## START RECORDS SUPPLIED

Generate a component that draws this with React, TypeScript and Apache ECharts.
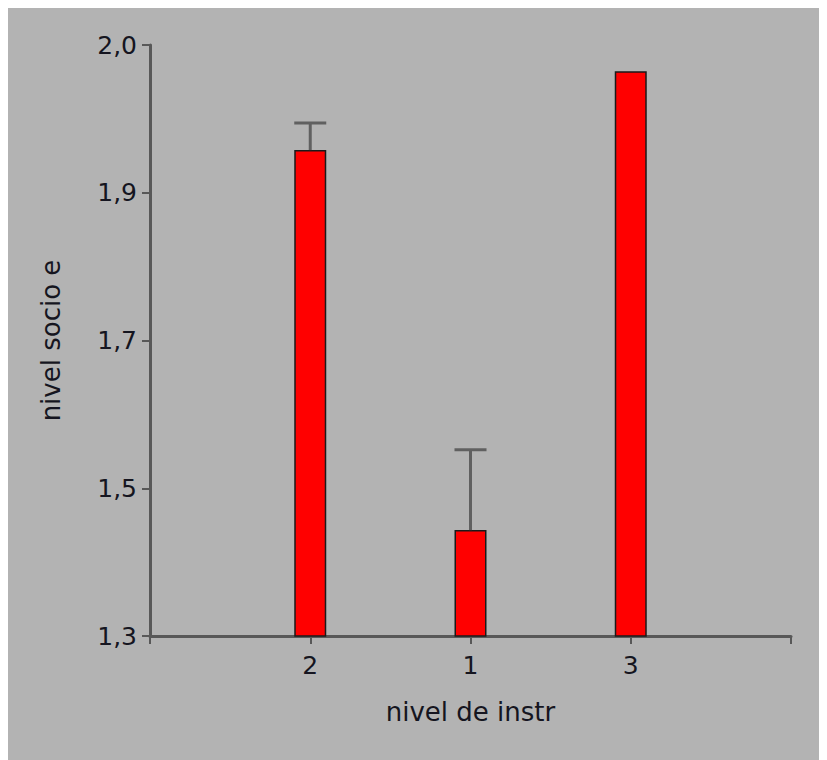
import React, { useEffect, useRef } from "react";
import * as echarts from "echarts";

// Category order as shown on the x axis (empty slots pad both ends)
const categories = ["", "2", "1", "3", ""];
// Bar heights (mean of "nivel socio e")
const barValues: (number | null)[] = [null, 1.912, 1.449, 2.008, null];
// Error bars: [category index, bar top, upper end]
const errorBars: [number, number, number][] = [
  [1, 1.912, 1.945],
  [2, 1.449, 1.547],
];
// Y axis tick positions (labels are shown rounded to one decimal)
const yTicks = [1.32, 1.5, 1.68, 1.86, 2.04];
const yMin = 1.32;
const yMax = 2.04;

const AXIS_COLOR = "#585858";
const FONT = "DejaVu Sans, Liberation Sans, sans-serif";
const TEXT_COLOR = "#151520";

export default function App() {
  const ref = useRef<HTMLDivElement>(null);
  useEffect(() => {
    if (!ref.current) return;
    const chart = echarts.init(ref.current, null, { renderer: "svg" });
    chart.setOption({
      animation: false,
      backgroundColor: "#b3b3b3",
      grid: { left: 142, top: 37, width: 641, height: 591, containLabel: false },
      xAxis: {
        type: "category",
        data: categories,
        boundaryGap: false,
        name: "nivel de instr",
        nameLocation: "middle",
        nameGap: 63,
        nameTextStyle: { fontFamily: FONT, fontSize: 26, color: TEXT_COLOR },
        axisLine: { show: true, lineStyle: { color: AXIS_COLOR, width: 3 } },
        axisTick: { show: true, alignWithLabel: true, length: 8, lineStyle: { color: AXIS_COLOR, width: 2 }, interval: 0 },
        axisLabel: { interval: 0, fontFamily: FONT, fontSize: 25, color: TEXT_COLOR, margin: 17 },
        splitLine: { show: false },
      },
      yAxis: {
        type: "value",
        min: yMin,
        max: yMax,
        name: "nivel socio e",
        nameLocation: "middle",
        nameGap: 86,
        nameTextStyle: { fontFamily: FONT, fontSize: 26, color: TEXT_COLOR },
        axisLine: { show: true, lineStyle: { color: AXIS_COLOR, width: 3 } },
        axisTick: { show: true, length: 8, lineStyle: { color: AXIS_COLOR, width: 2 }, customValues: yTicks },
        axisLabel: {
          fontFamily: FONT,
          fontSize: 25,
          color: TEXT_COLOR,
          margin: 13,
          customValues: yTicks,
          formatter: (v: number) => v.toFixed(1).replace(".", ","),
        },
        splitLine: { show: false },
      },
      series: [
        {
          type: "bar",
          data: barValues,
          barWidth: 32,
          itemStyle: { color: "#ff0000", borderColor: "#1a1a1a", borderWidth: 1.5 },
          z: 2,
        },
        {
          type: "custom",
          data: errorBars,
          z: 3,
          renderItem: (params: any, api: any) => {
            const idx = api.value(0);
            const low = api.coord([idx, api.value(1)]);
            const high = api.coord([idx, api.value(2)]);
            const half = 16;
            const style = { stroke: "#606060", lineWidth: 3 };
            return {
              type: "group",
              children: [
                { type: "line", shape: { x1: low[0], y1: low[1], x2: high[0], y2: high[1] }, style },
                { type: "line", shape: { x1: high[0] - half, y1: high[1], x2: high[0] + half, y2: high[1] }, style },
              ],
            };
          },
        },
      ],
    });
    return () => chart.dispose();
  }, []);
  return <div ref={ref} style={{ width: 819, height: 752 }} />;
}
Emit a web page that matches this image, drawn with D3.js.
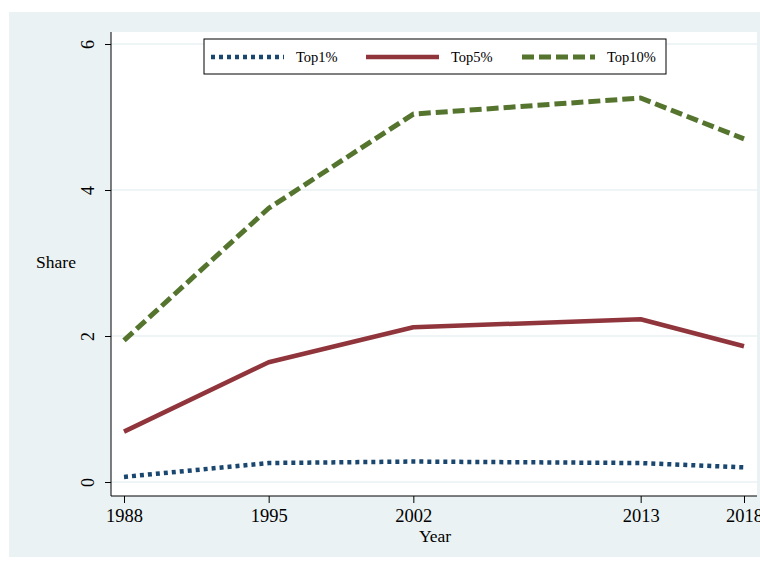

## END RECORDS SUPPLIED

TASK GOAL -
Copy nothing past the line containing "import * as": reproduce every line from the start of the records up to it, skipping pictures.

SOLUTION -
Generate a component that draws this with React, TypeScript and Apache ECharts.
import React, { useEffect, useRef } from "react";
import * as echarts from "echarts";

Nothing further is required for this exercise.